Syntactic annotation in ISST

Among the main features of ISST with respect to other treebanks there is the distributed approach to syntactic annotation. In this respect, ISST differs from most treebanks which adopt a unique syntactic representation layer.

ISST also differs from multi-level treebanks like the Prague Dependency Treebank (PTD): whereas PTD annotation levels refer respectively to a) the surface dependency relations and b) the underlying sentence structure, ISST syntactic annotation levels are intended to provide orthogonal and independent views of the same surface syntax. None of the ISST syntactic annotation levels presupposes the other; on the other hand combined views of the complementary information contained in them can be provided, e.g. dependency information can be projected onto the constituent structure.

The motivations underlying this "double-track" approach to syntactic representation range from language-specific ones (e.g. the syntactically free constituent order and the pro-drop property of Italian) to usage-oriented ones (ISST syntactic annotation levels are intended to be exploitable both in real applications and for research purposes, and to be compatible with different approaches to syntax, either adopted in theoretical or applicative frameworks).

Corpus composition

The ISST corpus consists of 305,547 word tokens reflecting contemporary language use.

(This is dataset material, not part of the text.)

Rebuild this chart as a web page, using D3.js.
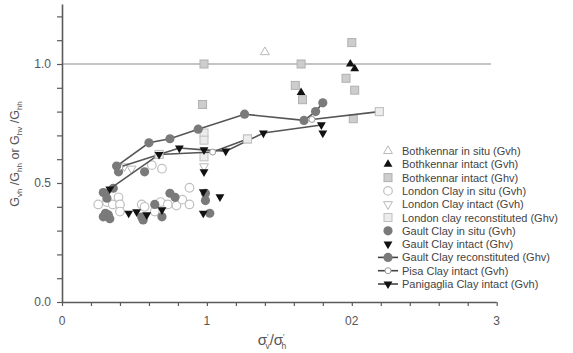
<!DOCTYPE html>
<html><head><meta charset="utf-8">
<script src="https://cdn.jsdelivr.net/npm/d3@7"></script>
<style>body{margin:0;background:#fff}svg{display:block;font-family:"Liberation Sans",Arial,sans-serif}</style>
</head><body><svg id="c" width="573" height="353"></svg>
<script>
// ---- data (x = σ'v/σ'h, y = G ratio) ----
const xTickValues = [0, 1, 2, 3];
const xTickLabels = ["0", "1", "02", "3"];
const yTickValues = [0, 0.5, 1.0];
const yTickLabels = ["0.0", "0.5", "1.0"];

const bothkennarInSitu = [[1.40, 1.05]];
const bothkennarIntactGvh = [[1.65, 0.88], [1.99, 1.00], [2.02, 0.98]];
const bothkennarIntactGhv = [[0.98, 1.00], [1.65, 1.00], [2.00, 1.09], [1.96, 0.94], [2.02, 0.89], [1.61, 0.91], [1.66, 0.85], [2.01, 0.77], [0.97, 0.83]];
const londonInSitu = [[0.25, 0.41], [0.31, 0.42], [0.35, 0.41], [0.39, 0.44], [0.40, 0.41], [0.40, 0.38], [0.55, 0.41], [0.57, 0.40], [0.68, 0.42], [0.73, 0.41], [0.79, 0.405], [0.83, 0.43], [0.88, 0.41], [0.88, 0.48], [0.62, 0.575], [0.69, 0.56], [0.64, 0.38]];
const londonIntact = [[0.43, 0.57], [0.48, 0.56], [0.98, 0.57]];
const londonRecon = [[0.98, 0.71], [0.98, 0.68], [0.98, 0.61], [0.67, 0.62], [1.28, 0.685], [2.19, 0.80]];
const gaultInSitu = [[0.30, 0.457], [0.31, 0.436], [0.285, 0.46], [0.354, 0.478], [0.30, 0.373], [0.32, 0.366], [0.285, 0.358], [0.33, 0.35], [0.55, 0.357], [0.56, 0.345], [0.64, 0.41], [0.69, 0.358], [0.745, 0.457], [0.78, 0.44], [0.99, 0.457], [0.99, 0.426], [1.02, 0.373], [0.39, 0.547], [0.57, 0.547]];
const gaultIntact = [[0.46, 0.373], [0.515, 0.379], [0.585, 0.366], [0.69, 0.387], [0.975, 0.463], [0.975, 0.373], [1.09, 0.442], [0.98, 0.547], [1.80, 0.71]];
const gaultRecon = [[0.377, 0.571], [0.60, 0.669], [0.745, 0.686], [0.94, 0.726], [1.26, 0.789], [1.67, 0.763], [1.75, 0.80], [1.80, 0.837]];
const pisaIntact = [[0.40, 0.567], [0.67, 0.62], [1.04, 0.63], [1.28, 0.685], null, [1.725, 0.767], [2.19, 0.80]];
const panigagliaIntact = [[0.33, 0.475], [0.67, 0.62], [0.81, 0.647], [0.98, 0.639], [1.13, 0.634], [1.39, 0.71], [1.79, 0.744]];

const legendItems = [
  ["Bothkennar in situ (Gvh)", "triUpOpen", false],
  ["Bothkennar intact (Gvh)", "triUpBlack", false],
  ["Bothkennar intact (Ghv)", "squareGray", false],
  ["London Clay in situ (Gvh)", "circleOpen", false],
  ["London Clay intact (Gvh)", "triDownOpen", false],
  ["London clay reconstituted (Ghv)", "squareOpen", false],
  ["Gault Clay in situ (Gvh)", "circleGray", false],
  ["Gault Clay intact (Ghv)", "triDownBlack", false],
  ["Gault Clay reconstituted (Ghv)", "circleGray", true],
  ["Pisa Clay intact (Gvh)", "circleOpenSmall", true],
  ["Panigaglia Clay intact (Gvh)", "triDownBlack", true]
];

// ---- drawing ----
const svg = d3.select("#c");
const x = d3.scaleLinear().domain([0, 3]).range([62, 496.7]);
const y = d3.scaleLinear().domain([0, 1.25]).range([302, 4.5]);
const axisCol = "#5a5a5a";

// reference line y = 1
svg.append("line").attr("x1", x(0)).attr("x2", x(2.96)).attr("y1", y(1)).attr("y2", y(1))
  .attr("stroke", "#8a8a8a").attr("stroke-width", 1.2);

// axes
const xAxis = d3.axisBottom(x).tickValues(d3.range(0, 3.01, 0.2)).tickSize(4).tickFormat("");
const gx = svg.append("g").attr("transform", `translate(0,${y(0)})`).call(xAxis);
const yAxis = d3.axisLeft(y).tickValues(d3.range(0, 1.21, 0.1)).tickSize(5).tickFormat("");
const gy = svg.append("g").attr("transform", `translate(${x(0)},0)`).call(yAxis);
[gx, gy].forEach(g => {
  g.select(".domain").attr("stroke", axisCol).attr("stroke-width", 1.6);
  g.selectAll(".tick line").attr("stroke", axisCol).attr("stroke-width", 1.2);
});
gx.select(".domain").attr("d", `M${x(0)},0.5H${x(3)}`);
gy.select(".domain").attr("d", `M0.5,${y(0)}V${y(1.25)}`);

svg.selectAll(".xl").data(xTickValues).enter().append("text")
  .attr("x", d => x(d)).attr("y", 325).attr("text-anchor", "middle")
  .attr("font-size", 12).attr("fill", "#555").text((d, i) => xTickLabels[i]);
svg.selectAll(".yl").data(yTickValues).enter().append("text")
  .attr("x", 51).attr("y", d => y(d) + 4).attr("text-anchor", "end")
  .attr("font-size", 12).attr("fill", "#555").text((d, i) => yTickLabels[i]);

// axis titles
const yt = svg.append("text").attr("transform", "translate(19,154) rotate(-90)")
  .attr("text-anchor", "middle").attr("font-size", 12.5).attr("fill", "#555");
[["G", 0], ["vh", 1], [" /G", 0], ["hh", 1], [" or G", 0], ["hv", 1], [" /G", 0], ["hh", 1]].forEach(([t, s]) => {
  yt.append("tspan").attr("font-size", s ? 8 : 12.5).attr("baseline-shift", s ? "-3" : "0").text(t);
});
const xt = svg.append("text").attr("x", 272).attr("y", 345).attr("text-anchor", "middle")
  .attr("font-size", 15).attr("fill", "#555");
xt.append("tspan").text("σ");
xt.append("tspan").attr("font-size", 8).attr("dy", -6).text("′");
xt.append("tspan").attr("font-size", 8.5).attr("dx", -3).attr("dy", 10).text("v");
xt.append("tspan").attr("dy", -4).text("/σ");
xt.append("tspan").attr("font-size", 8).attr("dy", -6).text("′");
xt.append("tspan").attr("font-size", 8.5).attr("dx", -3).attr("dy", 10).text("h");

// marker painter
const triUp = d3.symbol(d3.symbolTriangle, 34)();
function marker(g, type, cx, cy) {
  const t = `translate(${cx},${cy})`;
  switch (type) {
    case "triUpOpen": g.append("path").attr("d", triUp).attr("transform", t).attr("fill", "#fff").attr("stroke", "#b8b8b8").attr("stroke-width", 1); break;
    case "triUpBlack": g.append("path").attr("d", triUp).attr("transform", t).attr("fill", "#111"); break;
    case "triDownOpen": g.append("path").attr("d", triUp).attr("transform", t + " rotate(180)").attr("fill", "#fff").attr("stroke", "#b8b8b8").attr("stroke-width", 1); break;
    case "triDownBlack": g.append("path").attr("d", triUp).attr("transform", t + " rotate(180)").attr("fill", "#111"); break;
    case "squareGray": g.append("rect").attr("x", cx - 4).attr("y", cy - 4).attr("width", 8).attr("height", 8).attr("fill", "#cdcdcd").attr("stroke", "#b0b0b0"); break;
    case "squareOpen": g.append("rect").attr("x", cx - 4).attr("y", cy - 4).attr("width", 8).attr("height", 8).attr("fill", "#ececec").attr("stroke", "#c0c0c0"); break;
    case "circleOpen": g.append("circle").attr("cx", cx).attr("cy", cy).attr("r", 4.3).attr("fill", "#fff").attr("stroke", "#c0c0c0").attr("stroke-width", 1.2); break;
    case "circleOpenSmall": g.append("circle").attr("cx", cx).attr("cy", cy).attr("r", 3).attr("fill", "#fff").attr("stroke", "#9a9a9a").attr("stroke-width", 1); break;
    case "circleGray": g.append("circle").attr("cx", cx).attr("cy", cy).attr("r", 4.6).attr("fill", "#7a7a7a"); break;
  }
}
const plot = svg.append("g");
function scatter(data, type) { data.forEach(d => marker(plot, type, x(d[0]), y(d[1]))); }

scatter(bothkennarIntactGhv, "squareGray");
scatter(londonRecon, "squareOpen");
scatter(londonInSitu, "circleOpen");
scatter(londonIntact, "triDownOpen");
scatter(bothkennarInSitu, "triUpOpen");
scatter(gaultInSitu, "circleGray");
scatter(gaultIntact, "triDownBlack");
scatter(bothkennarIntactGvh, "triUpBlack");

const line = d3.line().defined(d => d !== null).x(d => x(d[0])).y(d => y(d[1]));
[pisaIntact, panigagliaIntact, gaultRecon].forEach(s => {
  plot.append("path").attr("d", line(s)).attr("fill", "none").attr("stroke", "#555").attr("stroke-width", 1.6);
});
scatter(pisaIntact.filter(d => d), "circleOpenSmall");
scatter(londonRecon.slice(3), "squareOpen");
scatter(panigagliaIntact, "triDownBlack");
scatter(gaultRecon, "circleGray");

// legend
const lg = svg.append("g");
legendItems.forEach((it, i) => {
  const ly = 151 + i * 13.3;
  if (it[2]) lg.append("line").attr("x1", 378).attr("x2", 398).attr("y1", ly).attr("y2", ly).attr("stroke", "#444").attr("stroke-width", 1.6);
  marker(lg, it[1], 388, ly);
  lg.append("text").attr("x", 402).attr("y", ly + 4).attr("font-size", 11).attr("fill", "#444").text(it[0]);
});
</script></body></html>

It includes two different sections:

  1. a "balanced" corpus, testifying general language usage, for a total of 215,606 tokens;
  2. a specialised corpus, amounting to 89,941 tokens, with texts belonging to the financial domain.

The balanced corpus contains a selection of articles from different types of Italian texts, namely newspapers (La Repubblica and Il Corriere della Sera) and a number of different periodicals which were selected to cover a high variety of topics (politics, economy, culture, science, health, sport, leisure, etc.) covering a 10 year time period (1985-1995). The financial corpus includes articles taken from Il Sole-24Ore which were published in 1994.